Krakowiak’s artistic practice is extraordinarily subtle and – despite using similar means of expression when working on subsequent projects – is properly suited to both the spaces and topics which arise. There is noticeable subtlety in using the method, which originates from Mirosław Bałka’s Studio of Spatial Activities (Pracownia Działań Przestrzennych). It may sound trivial, but based on the abovementioned examples it is possible to see that architecture disciplines not only the eye but equally the ear, and that it is difficult to separate these relations. Architecture needs sound –sound strengthens it, explores it and controls it. It is a process of leaving the purely acoustic qualities of space for the sake of more conscious, more sensuous, aural architecture. If space “produces” our feelings, then let us learn to stimulate these properly.

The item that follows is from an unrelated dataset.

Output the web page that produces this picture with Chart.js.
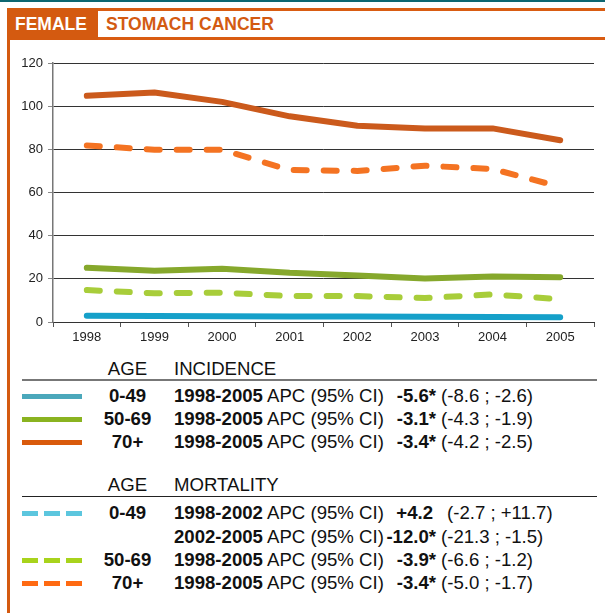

In Krakowiak’s art, sound becomes form, even an architectural structure which is at once a part of a greater entirety. Such testing of the architecture – or, more broadly, the sound territory – generates the emergence of new, less oppressive, more decentralised and open spaces. Do those strategies synesthetise listening about seeing, and at the same time sensitise and restore the lost position of the ear? How the works are received by critics and audiences indicate that this process is actually progressing. In one of the work’s descriptions, the term “building’s soundscape” appeared, and is probably the most accurate description of Krakowiak’s work.